Over the years I have come to realize that a life worth living is one that is balanced between tension and détente. Eastern philosophers would call it Yin and Yang. Most of us experience the vicissitudes of life daily in our work and personal relationships, but retirement removes most of the stress and conflict in living. When you operate on a lower income and reduced opportunity for social contact life runs along smoothly but is less interesting.
I am fortunate to have been able to live two lives in one lifetime. I grew up in Southern California, met and married Dorothy and we had a life in the suburbs of Los Angeles with our two little girls. When the girls were 10 and 8 years old we moved to Oklahoma and I worked at an entirely different career until I retired 8 years ago. We traded suburban living for a life in the country. We saw our girls through their teenage years, marriage, and grand kids.

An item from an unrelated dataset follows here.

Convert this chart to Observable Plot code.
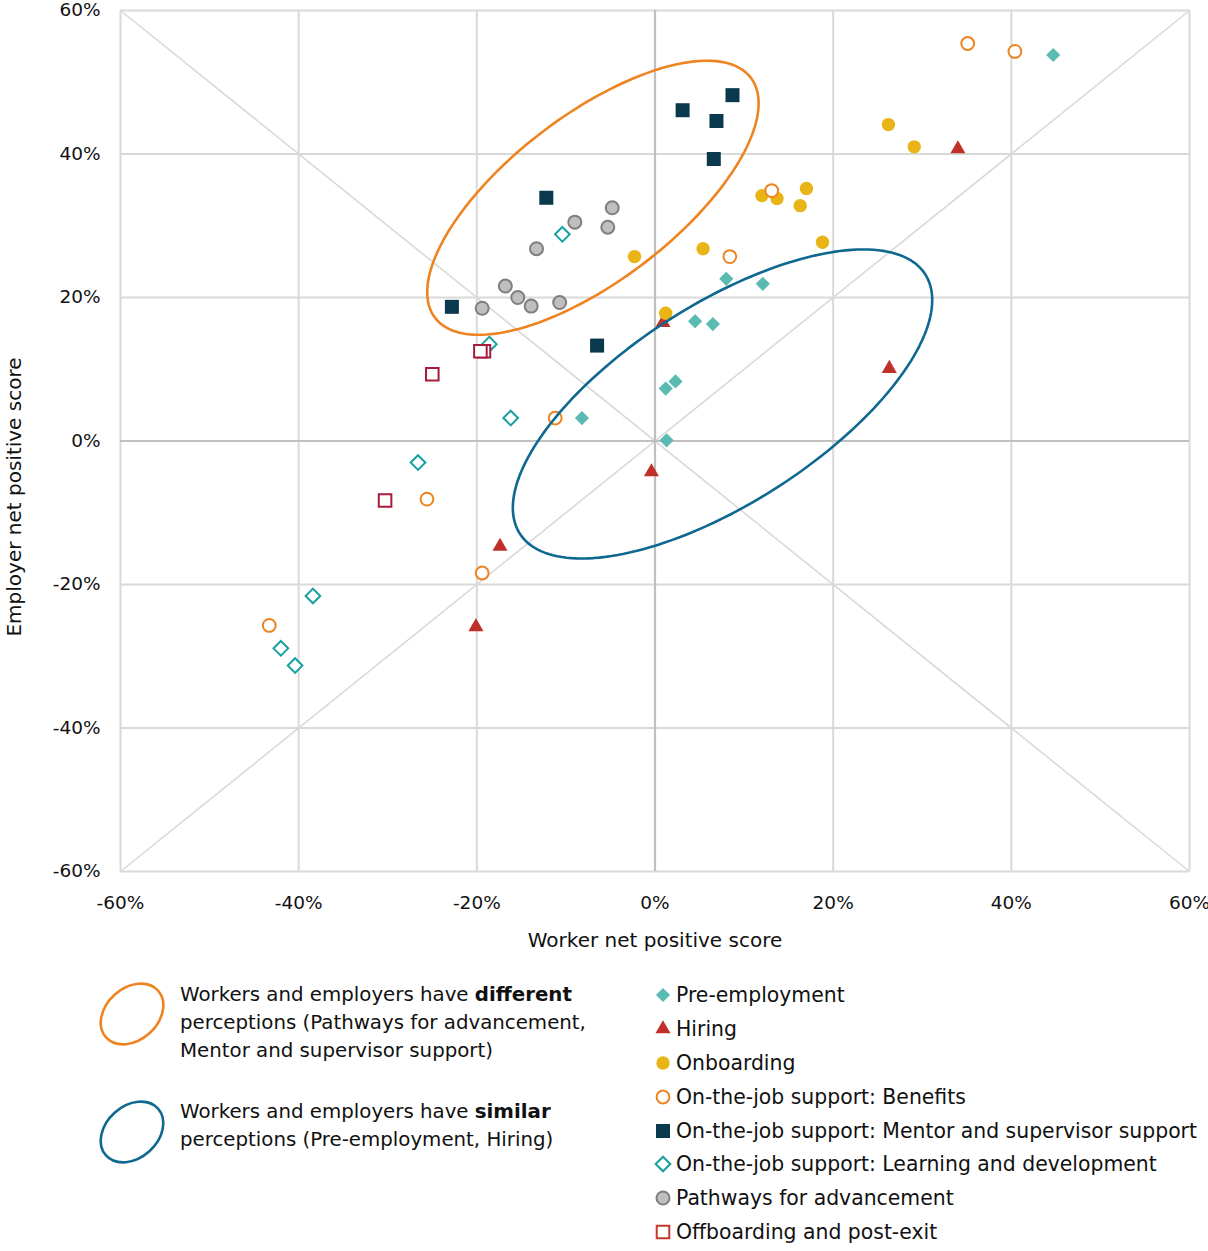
<!DOCTYPE html>
<html>
<head>
<meta charset="utf-8">
<script src="https://cdn.jsdelivr.net/npm/d3@7"></script>
<script src="https://cdn.jsdelivr.net/npm/@observablehq/plot@0.6"></script>
<style>
  html, body { margin: 0; padding: 0; background: #fff; }
  #wrap { position: relative; width: 1208px; height: 1251px; overflow: hidden; font-family: "DejaVu Sans", sans-serif; color: #111; }
  #chart { position: absolute; left: 0; top: 0; }
  .ltext { position: absolute; font-size: 19.8px; line-height: 28px; white-space: nowrap; }
  .row { position: absolute; left: 676px; font-size: 20.4px; height: 34px; line-height: 34px; white-space: nowrap; }
  .icon { position: absolute; overflow: visible; }
</style>
</head>
<body>
<div id="wrap">
  <div id="chart"></div>
  <div id="legend"></div>
</div>
<script>
// ---- Data (worker net positive %, employer net positive %) ----
const preEmployment = [[44.7,53.8],[8.0,22.6],[12.1,21.9],[4.5,16.7],[6.5,16.3],[2.3,8.3],[1.2,7.3],[1.3,0.1],[-8.2,3.2]];
const hiring        = [[34.0,40.7],[26.3,10.1],[0.9,16.5],[-0.4,-4.3],[-17.4,-14.7],[-20.1,-25.9]];
const onboarding    = [[26.2,44.1],[29.1,41.0],[12.0,34.2],[13.7,33.8],[17.0,35.2],[16.3,32.8],[18.8,27.7],[5.4,26.8],[-2.3,25.7],[1.2,17.8]];
const benefits      = [[35.1,55.4],[40.4,54.3],[13.1,34.9],[8.4,25.7],[-11.2,3.2],[-25.6,-8.1],[-19.4,-18.4],[-43.3,-25.7]];
const mentor        = [[8.7,48.2],[3.1,46.1],[6.9,44.6],[6.6,39.3],[-12.2,33.9],[-22.8,18.7],[-6.5,13.3]];
const learning      = [[-10.4,28.8],[-18.6,13.5],[-16.2,3.2],[-26.6,-3.0],[-38.4,-21.6],[-42.0,-28.9],[-40.4,-31.3]];
const pathways      = [[-4.8,32.5],[-9.0,30.5],[-5.3,29.8],[-13.3,26.8],[-16.8,21.6],[-15.4,20.0],[-13.9,18.8],[-10.7,19.3],[-19.4,18.5]];
const offboarding   = [[-19.2,12.5],[-19.6,12.5],[-25.0,9.3],[-30.3,-8.3]];

const categories = [
  "Pre-employment", "Hiring", "Onboarding", "On-the-job support: Benefits",
  "On-the-job support: Mentor and supervisor support",
  "On-the-job support: Learning and development",
  "Pathways for advancement", "Offboarding and post-exit"
];
const seriesValues = [preEmployment, hiring, onboarding, benefits, mentor, learning, pathways, offboarding];

const xTicks = [-60, -40, -20, 0, 20, 40, 60];
const yTicks = [-60, -40, -20, 0, 20, 40, 60];
const tickLabel = d => `${d}%`;
const xLabel = "Worker net positive score";
const yLabel = "Employer net positive score";

// Annotation ellipses (centre and affine axes, in data units)
const ellipseDifferent = {cx: -6.97, cy: 33.9, a: 18.6, b: 13.15, c: 13.85};
const ellipseSimilar   = {cx: 7.58, cy: 5.16, a: 23.54, b: 14.47, c: 15.95};

// ---- Styles ----
const styles = [
  {symbol: "diamond2", fill: "#5BBAB1", stroke: "none", sw: 0, r: 6.4},
  {symbol: "triangle", fill: "#C0302A", stroke: "none", sw: 0, r: 5.6},
  {symbol: "circle",   fill: "#E9B416", stroke: "none", sw: 0, r: 6.7},
  {symbol: "circle",   fill: "#ffffff", stroke: "#EE8421", sw: 2, r: 6.4},
  {symbol: "square",   fill: "#0A384C", stroke: "none", sw: 0, r: 7.9},
  {symbol: "diamond2", fill: "#ffffff", stroke: "#17A0A0", sw: 2, r: 6.6},
  {symbol: "circle",   fill: "#BFBFBF", stroke: "#7F7F7F", sw: 2, r: 6.5},
  {symbol: "square",   fill: "#ffffff", stroke: "#A81C3B", sw: 2, r: 7.1, legendStroke: "#C23A2C"}
];

const domain = [xTicks[0], xTicks[xTicks.length - 1]];
const diagonals = [
  {x1: domain[0], y1: domain[0], x2: domain[1], y2: domain[1]},
  {x1: domain[0], y1: domain[1], x2: domain[1], y2: domain[0]}
];

function ellipsePoints(e) {
  return d3.range(0, 2 * Math.PI, Math.PI / 90).map(t => ({
    x: e.cx + e.a * Math.cos(t),
    y: e.cy + e.b * Math.cos(t) + e.c * Math.sin(t)
  }));
}

const dotMarks = seriesValues.map((vals, i) => {
  const s = styles[i];
  return Plot.dot(vals, {
    x: d => d[0], y: d => d[1],
    symbol: s.symbol, r: s.r, fill: s.fill,
    stroke: s.stroke, strokeWidth: s.sw
  });
});

const chart = Plot.plot({
  width: 1208, height: 960,
  marginLeft: 120, marginRight: 19, marginTop: 10, marginBottom: 89,
  x: {domain, ticks: xTicks, tickFormat: tickLabel, tickSize: 0, tickPadding: 24, label: null},
  y: {domain, ticks: yTicks, tickFormat: tickLabel, tickSize: 0, tickPadding: 20, label: null},
  style: {fontFamily: "DejaVu Sans", fontSize: "18.5px", color: "#111", background: "#fff", overflow: "visible"},
  marks: [
    Plot.ruleX(xTicks.filter(d => d !== 0), {stroke: "#d9d9d9", strokeWidth: 2}),
    Plot.ruleY(yTicks.filter(d => d !== 0), {stroke: "#d9d9d9", strokeWidth: 2}),
    Plot.link(diagonals, {x1: "x1", y1: "y1", x2: "x2", y2: "y2", stroke: "#d9d9d9", strokeWidth: 1.6}),
    Plot.ruleX([0], {stroke: "#c0c0c0", strokeWidth: 2.2}),
    Plot.ruleY([0], {stroke: "#c0c0c0", strokeWidth: 2.2}),
    ...dotMarks,
    Plot.line(ellipsePoints(ellipseDifferent), {x: "x", y: "y", curve: "linear-closed", stroke: "#EE8421", strokeWidth: 2.6}),
    Plot.line(ellipsePoints(ellipseSimilar), {x: "x", y: "y", curve: "linear-closed", stroke: "#0E6890", strokeWidth: 2.6}),
    Plot.text([xLabel], {text: d => d, frameAnchor: "bottom", dy: 69, fontSize: 20, textAnchor: "middle", lineAnchor: "middle", fill: "#111"}),
    Plot.text([yLabel], {text: d => d, frameAnchor: "left", dx: -106, dy: 56, rotate: -90, fontSize: 20, textAnchor: "middle", lineAnchor: "middle", fill: "#111"})
  ]
});
document.getElementById("chart").appendChild(chart);

// ---- Legend ----
const legend = document.getElementById("legend");
const symMap = {diamond2: d3.symbolDiamond2, triangle: d3.symbolTriangle, circle: d3.symbolCircle, square: d3.symbolSquare};

function svgEl(w, h, left, top) {
  return d3.create("svg").attr("class", "icon").attr("width", w).attr("height", h)
    .style("left", left + "px").style("top", top + "px");
}

// Ellipse keys (left)
const ellipseKeys = [
  {stroke: "#EE8421", cy: 1013.5, lines: ["Workers and employers have <b>different</b>", "perceptions (Pathways for advancement,", "Mentor and supervisor support)"], textTop: 981},
  {stroke: "#0E6890", cy: 1131.5, lines: ["Workers and employers have <b>similar</b>", "perceptions (Pre-employment, Hiring)"], textTop: 1098}
];
ellipseKeys.forEach(k => {
  const svg = svgEl(80, 80, 92, k.cy - 40);
  svg.append("ellipse").attr("cx", 40).attr("cy", 40).attr("rx", 35).attr("ry", 26)
    .attr("transform", "rotate(-42 40 40)")
    .attr("fill", "none").attr("stroke", k.stroke).attr("stroke-width", 2.6);
  legend.appendChild(svg.node());
  const div = document.createElement("div");
  div.className = "ltext";
  div.style.left = "180px";
  div.style.top = k.textTop + "px";
  div.innerHTML = k.lines.join("<br>");
  legend.appendChild(div);
});

// Series keys (right)
categories.forEach((name, i) => {
  const s = styles[i];
  const cy = 995.3 + i * 33.8;
  const svg = svgEl(24, 24, 663 - 12, cy - 12);
  svg.append("path")
    .attr("transform", "translate(12,12)")
    .attr("d", d3.symbol(symMap[s.symbol], s.r * s.r * Math.PI)())
    .attr("fill", s.fill)
    .attr("stroke", s.legendStroke || s.stroke)
    .attr("stroke-width", s.sw);
  legend.appendChild(svg.node());
  const div = document.createElement("div");
  div.className = "row";
  div.style.top = (cy - 17) + "px";
  div.textContent = name;
  legend.appendChild(div);
});
</script>
</body>
</html>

I can’t help but wonder if, at 68, there might be a third life to live. I’ve been dabbling in art, music, and gardening for these years, but as I learned with the plumbing repairs, there is a significance that one achieves when confronting and solving problems. Now, don’t think that I have been overcome by senior angst. This is not depression. It’s more of an awakening. We all evolve throughout our lifetimes. At least, we should. Our perception of reality is quite different from when we were children. We grow older and learn and experience new things. It may be time to throw myself back into the milieu. I simply desire to live.